同时调用两个GPU(GPU0的程序先开始运行):调用GPU1的程序无法开始运行,直接报错。
同时调用两个GPU(GPU1的程序先开始运行):在GPU0的程序正常运行,且一旦GPU0的程序开始运行,GPU1的程序就会立刻停止,并报错。
问题相关代码,请勿粘贴截图
运行结果及报错内容
Traceback (most recent call last):
File "DSAN.py", line 184, in <module>
train(epoch, model)
File "DSAN.py", line 99, in train
label_source_pred, loss_mmd = model(data_source, data_target, label_source)

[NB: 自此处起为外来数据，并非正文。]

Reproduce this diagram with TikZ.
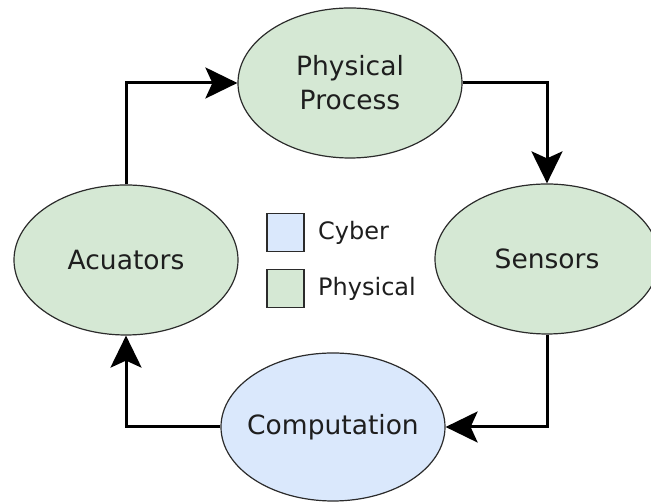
\documentclass[tikz,border=0pt]{standalone}
\usepackage{fontspec}
\setmainfont{DejaVu Sans}
\usetikzlibrary{shapes.geometric,arrows.meta}
\definecolor{physfill}{HTML}{D5E8D4}
\definecolor{cyberfill}{HTML}{DAE8FC}
\definecolor{inkline}{HTML}{2B2B2B}
\definecolor{inktext}{HTML}{1E1E1E}
\tikzset{
  blob/.style={ellipse, draw=inkline, line width=1.2pt,
    inner xsep=-14pt, inner ysep=0pt,
    minimum width=224pt, minimum height=150pt, align=center,
    text=inktext, font=\fontsize{26.5}{34}\selectfont},
  physblob/.style={blob, fill=physfill},
  cyberblob/.style={blob, fill=cyberfill},
  flow/.style={line width=3pt, draw=black,
    -{Stealth[length=32pt, width=31pt, inset=7pt]}},
  keybox/.style={draw=inkline, line width=1.2pt, minimum width=37pt,
    minimum height=38pt, inner sep=0pt},
  keytext/.style={anchor=west, inner sep=0pt, text=inktext,
    font=\fontsize{24}{28}\selectfont}
}
\begin{document}
\begin{tikzpicture}[x=1pt, y=1pt]
  \useasboundingbox (0,0) rectangle (651,502);

  % the four stages of the loop
  \node[physblob] (proc) at (350,419) {Physical\\Process};
  \node[physblob] (sens) at (547,243) {Sensors};
  \node[cyberblob, minimum height=148pt] (comp) at (333,75) {Computation};
  \node[physblob] (act) at (126,242) {Acuators};

  % loop connectors
  \draw[flow] (proc.east) -| (sens.north);
  \draw[flow] (sens.south) |- (comp.east);
  \draw[flow] (comp.west) -| (act.south);
  \draw[flow] (act.north) |- (proc.west);

  % legend
  \node[keybox, fill=cyberfill] (kcyber) at (285.5,269.5) {};
  \node[keybox, fill=physfill] (kphys) at (285.5,213.5) {};
  \node[keytext] (tcyber) at (318,269.5) {Cyber};
  \node[keytext] (tphys) at (318,213.5) {Physical};
\end{tikzpicture}
\end{document}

File "D:\ProgramFiles\Anaconda3-py3.7.1\envs\zcm\lib\site-packages\torch\nn\modules\module.py", line 889, in _call_impl
result = self.forward(*input, **kwargs)
File "D:\zcm\20210530resnest实验2\resnest.py", line 55, in forward
source = self.feature_layers(source)
File "D:\ProgramFiles\Anaconda3-py3.7.1\envs\zcm\lib\site-packages\torch\nn\modules\module.py", line 889, in _call_impl
result = self.forward(*input, **kwargs)
File "D:\zcm\20210530resnest实验2\resnet_new.py", line 306, in forward
x = self.layer2(x)
File "D:\ProgramFiles\Anaconda3-py3.7.1\envs\zcm\lib\site-packages\torch\nn\modules\module.py", line 889, in _call_impl
result = self.forward(*input, **kwargs)
File "D:\ProgramFiles\Anaconda3-py3.7.1\envs\zcm\lib\site-packages\torch\nn\modules\container.py", line 119, in forward
input = module(input)
File "D:\ProgramFiles\Anaconda3-py3.7.1\envs\zcm\lib\site-packages\torch\nn\modules\module.py", line 889, in _call_impl
result = self.forward(*input, **kwargs)
File "D:\zcm\20210530resnest实验2\resnet_new.py", line 118, in forward
out = self.conv2(out)
File "D:\ProgramFiles\Anaconda3-py3.7.1\envs\zcm\lib\site-packages\torch\nn\modules\module.py", line 889, in _call_impl
result = self.forward(*input, **kwargs)
File "D:\zcm\20210530resnest实验2\splat.py", line 65, in forward
gap = sum(splited)
RuntimeError: CUDA out of memory. Tried to allocate 26.00 MiB (GPU 0; 11.00 GiB total capacity; 1.03 GiB already allocated; 7.46 GiB free; 1.12 GiB reserved in total by PyTorch)
我的解答思路和尝试过的方法
我想要达到的结果
想请问如何解决上述问题。